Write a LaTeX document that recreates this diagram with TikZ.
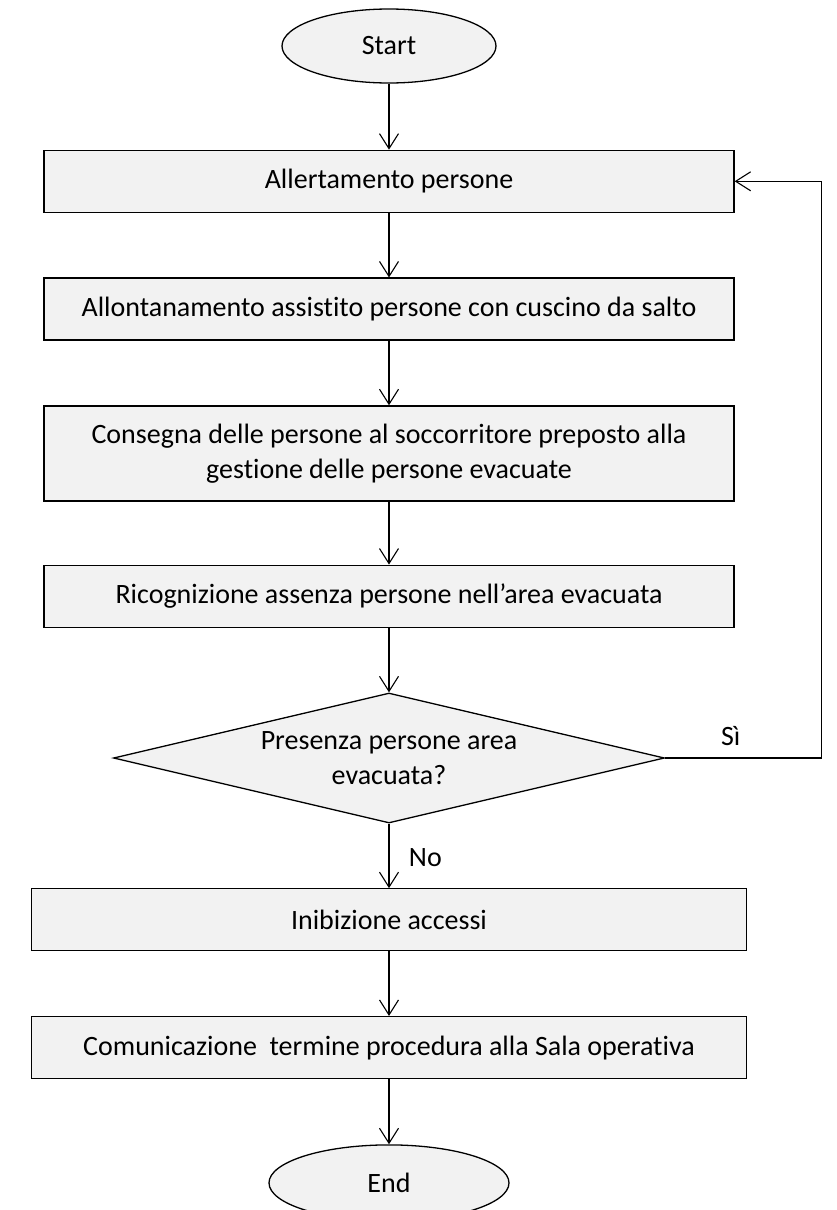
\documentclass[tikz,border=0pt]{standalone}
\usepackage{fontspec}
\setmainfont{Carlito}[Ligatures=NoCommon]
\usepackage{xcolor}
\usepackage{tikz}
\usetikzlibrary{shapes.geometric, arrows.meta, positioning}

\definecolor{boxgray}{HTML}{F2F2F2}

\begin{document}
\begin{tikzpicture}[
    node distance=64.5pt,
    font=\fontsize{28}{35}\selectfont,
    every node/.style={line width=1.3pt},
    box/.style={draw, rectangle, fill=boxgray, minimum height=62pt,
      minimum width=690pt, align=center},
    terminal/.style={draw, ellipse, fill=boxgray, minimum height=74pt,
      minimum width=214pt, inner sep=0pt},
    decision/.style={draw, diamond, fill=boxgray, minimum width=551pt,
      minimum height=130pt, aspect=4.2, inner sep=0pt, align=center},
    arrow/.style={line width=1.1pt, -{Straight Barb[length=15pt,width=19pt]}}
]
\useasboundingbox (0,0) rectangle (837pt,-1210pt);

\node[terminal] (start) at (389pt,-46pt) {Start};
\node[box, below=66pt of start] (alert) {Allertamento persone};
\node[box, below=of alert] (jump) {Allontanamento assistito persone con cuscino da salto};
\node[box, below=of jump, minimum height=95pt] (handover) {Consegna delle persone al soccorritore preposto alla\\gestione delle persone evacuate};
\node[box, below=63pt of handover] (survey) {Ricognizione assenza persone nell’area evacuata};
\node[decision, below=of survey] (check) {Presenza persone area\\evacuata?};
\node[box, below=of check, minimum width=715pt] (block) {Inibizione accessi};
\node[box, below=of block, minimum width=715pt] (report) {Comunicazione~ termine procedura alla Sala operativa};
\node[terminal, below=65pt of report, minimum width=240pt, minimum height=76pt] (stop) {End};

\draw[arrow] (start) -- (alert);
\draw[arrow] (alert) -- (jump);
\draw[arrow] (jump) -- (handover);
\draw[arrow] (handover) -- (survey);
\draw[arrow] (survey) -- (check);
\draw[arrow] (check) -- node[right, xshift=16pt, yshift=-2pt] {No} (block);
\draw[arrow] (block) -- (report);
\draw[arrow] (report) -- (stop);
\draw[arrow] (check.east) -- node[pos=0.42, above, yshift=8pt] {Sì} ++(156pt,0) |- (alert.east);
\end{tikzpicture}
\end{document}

_WORK TO BE COMPLETED_
The data above needs to be retyped exactly, with the images left out.

_ANSWER TO THIS TASK_
Write a LaTeX document that recreates this diagram with TikZ.
\documentclass[tikz,border=0pt]{standalone}
\usepackage{fontspec}
\setmainfont{Carlito}[Ligatures=NoCommon]
\usepackage{xcolor}
\usepackage{tikz}
\usetikzlibrary{shapes.geometric, arrows.meta, positioning}

\definecolor{boxgray}{HTML}{F2F2F2}

\begin{document}
\begin{tikzpicture}[
    node distance=64.5pt,
    font=\fontsize{28}{35}\selectfont,
    every node/.style={line width=1.3pt},
    box/.style={draw, rectangle, fill=boxgray, minimum height=62pt,
      minimum width=690pt, align=center},
    terminal/.style={draw, ellipse, fill=boxgray, minimum height=74pt,
      minimum width=214pt, inner sep=0pt},
    decision/.style={draw, diamond, fill=boxgray, minimum width=551pt,
      minimum height=130pt, aspect=4.2, inner sep=0pt, align=center},
    arrow/.style={line width=1.1pt, -{Straight Barb[length=15pt,width=19pt]}}
]
\useasboundingbox (0,0) rectangle (837pt,-1210pt);

\node[terminal] (start) at (389pt,-46pt) {Start};
\node[box, below=66pt of start] (alert) {Allertamento persone};
\node[box, below=of alert] (jump) {Allontanamento assistito persone con cuscino da salto};
\node[box, below=of jump, minimum height=95pt] (handover) {Consegna delle persone al soccorritore preposto alla\\gestione delle persone evacuate};
\node[box, below=63pt of handover] (survey) {Ricognizione assenza persone nell’area evacuata};
\node[decision, below=of survey] (check) {Presenza persone area\\evacuata?};
\node[box, below=of check, minimum width=715pt] (block) {Inibizione accessi};
\node[box, below=of block, minimum width=715pt] (report) {Comunicazione~ termine procedura alla Sala operativa};
\node[terminal, below=65pt of report, minimum width=240pt, minimum height=76pt] (stop) {End};

\draw[arrow] (start) -- (alert);
\draw[arrow] (alert) -- (jump);
\draw[arrow] (jump) -- (handover);
\draw[arrow] (handover) -- (survey);
\draw[arrow] (survey) -- (check);
\draw[arrow] (check) -- node[right, xshift=16pt, yshift=-2pt] {No} (block);
\draw[arrow] (block) -- (report);
\draw[arrow] (report) -- (stop);
\draw[arrow] (check.east) -- node[pos=0.42, above, yshift=8pt] {Sì} ++(156pt,0) |- (alert.east);
\end{tikzpicture}
\end{document}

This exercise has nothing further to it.